Despite the growing use of transformer models in computer vision, a mechanistic understanding of these networks is still needed. This work introduces a method to reverse-engineer Vision Transformers trained to solve image classification tasks. Inspired by previous research in NLP, we demonstrate how the inner representations at any level of the hierarchy can be projected onto the learned class embedding space to uncover how these networks build categorical representations for their predictions. We use our framework to show how image tokens develop class-specific representations that depend on attention mechanisms and contextual information, and give insights on how self-attention and MLP layers differentially contribute to this categorical composition. We additionally demonstrate that this method (1) can be used to determine the parts of an image that would be important for detecting the class of interest, and (2) exhibits significant advantages over traditional linear probing approaches. Taken together, our results position our proposed framework as a powerful tool for mechanistic interpretability and explainability research.
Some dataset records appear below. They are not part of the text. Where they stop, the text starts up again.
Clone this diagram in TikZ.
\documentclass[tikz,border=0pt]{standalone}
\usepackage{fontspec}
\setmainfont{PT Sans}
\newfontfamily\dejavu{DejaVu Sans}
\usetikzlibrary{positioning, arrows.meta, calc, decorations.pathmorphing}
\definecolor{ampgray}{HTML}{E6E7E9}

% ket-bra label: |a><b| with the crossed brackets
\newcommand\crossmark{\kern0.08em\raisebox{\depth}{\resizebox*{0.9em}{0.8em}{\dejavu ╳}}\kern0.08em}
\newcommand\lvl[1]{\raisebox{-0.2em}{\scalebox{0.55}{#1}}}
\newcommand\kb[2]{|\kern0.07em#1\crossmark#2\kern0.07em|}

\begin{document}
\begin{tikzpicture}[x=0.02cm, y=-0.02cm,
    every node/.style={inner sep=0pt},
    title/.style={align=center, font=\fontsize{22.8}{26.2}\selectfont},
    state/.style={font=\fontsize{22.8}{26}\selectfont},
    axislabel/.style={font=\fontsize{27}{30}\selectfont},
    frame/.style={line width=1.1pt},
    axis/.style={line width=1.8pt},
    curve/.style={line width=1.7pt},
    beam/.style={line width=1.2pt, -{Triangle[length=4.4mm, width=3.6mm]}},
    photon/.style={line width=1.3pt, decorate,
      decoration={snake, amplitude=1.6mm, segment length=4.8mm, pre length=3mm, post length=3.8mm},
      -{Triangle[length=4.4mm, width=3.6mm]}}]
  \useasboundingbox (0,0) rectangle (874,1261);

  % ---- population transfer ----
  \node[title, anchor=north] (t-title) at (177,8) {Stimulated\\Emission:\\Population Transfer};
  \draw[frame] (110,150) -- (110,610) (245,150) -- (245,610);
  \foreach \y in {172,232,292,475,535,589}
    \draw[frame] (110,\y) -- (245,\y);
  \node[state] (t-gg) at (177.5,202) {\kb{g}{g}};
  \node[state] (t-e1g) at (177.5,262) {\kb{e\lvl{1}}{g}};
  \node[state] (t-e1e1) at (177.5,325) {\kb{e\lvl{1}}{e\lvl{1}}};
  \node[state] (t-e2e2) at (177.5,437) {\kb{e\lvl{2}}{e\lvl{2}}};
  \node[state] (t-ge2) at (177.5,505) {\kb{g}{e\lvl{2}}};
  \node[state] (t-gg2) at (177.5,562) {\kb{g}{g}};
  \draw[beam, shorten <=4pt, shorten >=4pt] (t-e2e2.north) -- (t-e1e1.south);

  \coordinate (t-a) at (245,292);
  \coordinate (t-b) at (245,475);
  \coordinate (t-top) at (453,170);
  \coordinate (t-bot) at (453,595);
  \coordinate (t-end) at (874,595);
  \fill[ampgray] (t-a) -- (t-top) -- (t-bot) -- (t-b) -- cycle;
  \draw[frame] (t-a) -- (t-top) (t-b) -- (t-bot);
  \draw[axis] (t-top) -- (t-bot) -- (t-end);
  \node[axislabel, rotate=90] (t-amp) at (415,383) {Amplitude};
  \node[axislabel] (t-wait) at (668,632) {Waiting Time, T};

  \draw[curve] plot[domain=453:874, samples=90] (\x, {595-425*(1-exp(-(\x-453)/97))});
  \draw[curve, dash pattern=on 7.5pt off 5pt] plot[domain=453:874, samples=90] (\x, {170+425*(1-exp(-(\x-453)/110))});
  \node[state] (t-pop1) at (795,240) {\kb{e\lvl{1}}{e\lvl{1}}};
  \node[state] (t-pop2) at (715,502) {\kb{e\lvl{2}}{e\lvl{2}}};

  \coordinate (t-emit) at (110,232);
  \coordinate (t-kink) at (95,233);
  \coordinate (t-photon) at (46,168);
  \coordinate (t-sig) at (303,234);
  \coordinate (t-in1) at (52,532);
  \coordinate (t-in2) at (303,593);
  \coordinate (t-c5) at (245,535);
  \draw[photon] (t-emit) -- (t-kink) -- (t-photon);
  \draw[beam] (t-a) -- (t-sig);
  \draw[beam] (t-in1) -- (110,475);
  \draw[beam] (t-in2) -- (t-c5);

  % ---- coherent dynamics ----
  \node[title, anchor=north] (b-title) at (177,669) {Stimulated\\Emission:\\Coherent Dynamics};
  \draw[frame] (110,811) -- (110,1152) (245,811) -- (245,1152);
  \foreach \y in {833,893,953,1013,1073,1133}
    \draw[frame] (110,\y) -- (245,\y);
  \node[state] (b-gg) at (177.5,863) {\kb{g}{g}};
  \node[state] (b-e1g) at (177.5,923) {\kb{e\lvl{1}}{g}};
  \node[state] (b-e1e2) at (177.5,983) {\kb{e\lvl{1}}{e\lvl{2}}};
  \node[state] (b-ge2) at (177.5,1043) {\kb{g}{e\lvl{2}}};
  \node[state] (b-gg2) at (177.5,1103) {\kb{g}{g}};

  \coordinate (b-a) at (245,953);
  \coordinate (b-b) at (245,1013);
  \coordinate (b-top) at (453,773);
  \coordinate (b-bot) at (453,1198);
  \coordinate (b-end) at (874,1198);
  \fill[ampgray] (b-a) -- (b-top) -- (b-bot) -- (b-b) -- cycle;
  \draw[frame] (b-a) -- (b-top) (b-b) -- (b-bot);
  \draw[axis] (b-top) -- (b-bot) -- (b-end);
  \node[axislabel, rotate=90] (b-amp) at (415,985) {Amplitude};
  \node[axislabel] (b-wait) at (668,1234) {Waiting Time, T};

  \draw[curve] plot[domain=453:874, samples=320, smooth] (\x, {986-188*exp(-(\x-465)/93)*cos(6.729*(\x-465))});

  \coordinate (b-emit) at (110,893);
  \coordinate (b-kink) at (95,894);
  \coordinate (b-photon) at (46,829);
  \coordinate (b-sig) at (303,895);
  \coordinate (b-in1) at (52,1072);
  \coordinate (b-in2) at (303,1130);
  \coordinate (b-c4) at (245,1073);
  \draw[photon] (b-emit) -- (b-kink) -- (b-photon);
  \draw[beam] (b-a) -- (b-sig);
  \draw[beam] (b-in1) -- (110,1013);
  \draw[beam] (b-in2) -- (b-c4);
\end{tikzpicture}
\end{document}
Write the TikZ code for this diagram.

Domenic Bersch, Kshitij Dwivedi, Martina G. Vilas, Radoslaw M. Cichy, Gemma Roig

August, 2022 In CCN

Net2Brain: A toolbox to compare artificial vision models with human brain responses

We introduce Net2Brain, a graphical and command-line user interface toolbox for comparing the representational spaces of artificial deep neural networks (DNNs) and human brain recordings. While different toolboxes facilitate only single functionalities or only focus on a small subset of supervised image classification models, Net2Brain allows the extraction of activations of more than 600 DNNs trained to perform a diverse range of vision-related tasks (e.g semantic segmentation, depth estimation, action recognition, etc.), over both image and video datasets. The toolbox computes the representational dissimilarity matrices (RDMs) over those activations and compares them to brain recordings using representational similarity analysis (RSA), weighted RSA, both in specific ROIs and with searchlight search. In addition, it is possible to add a new data set of stimuli and brain recordings to the toolbox for evaluation. We demonstrate the functionality and advantages of Net2Brain with an example showcasing how it can be used to test hypotheses of cognitive computational neuroscience.

Martina G. Vilas, Ryszard Auksztulewicz, Lucia Melloni

August, 2021 Review of Philosophy and Psychology, 13(4)

Active inference as a computational framework for consciousness

Recently, the mechanistic framework of active inference has been put forward as a principled foundation to develop an overarching theory of consciousness which would help address conceptual disparities in the field (Wiese 2018; Hohwy and Seth 2020). For that promise to bear out, we argue that current proposals resting on the active inference scheme need refinement to become a process theory of consciousness. One way of improving a theory in mechanistic terms is to use formalisms such as computational models that implement, attune and validate the conceptual notions put forward. Here, we examine how computational modelling approaches have been used to refine the theoretical proposals linking active inference and consciousness, with a focus on the extent and success to which they have been developed to accommodate different facets of consciousness and experimental paradigms, as well as how simulations and empirical data have been used to test and improve these computational models. While current attempts using this approach have shown promising results, we argue they remain preliminary in nature. To refine their predictive and structural validity, testing those models against empirical data is needed i.e., new and unobserved neural data. A remaining challenge for active inference to become a theory of consciousness is to generalize the model to accommodate the broad range of consciousness explananda; and in particular to account for the phenomenological aspects of experience. Notwithstanding these gaps, this approach has proven to be a valuable avenue for theory advancement and holds great potential for future research.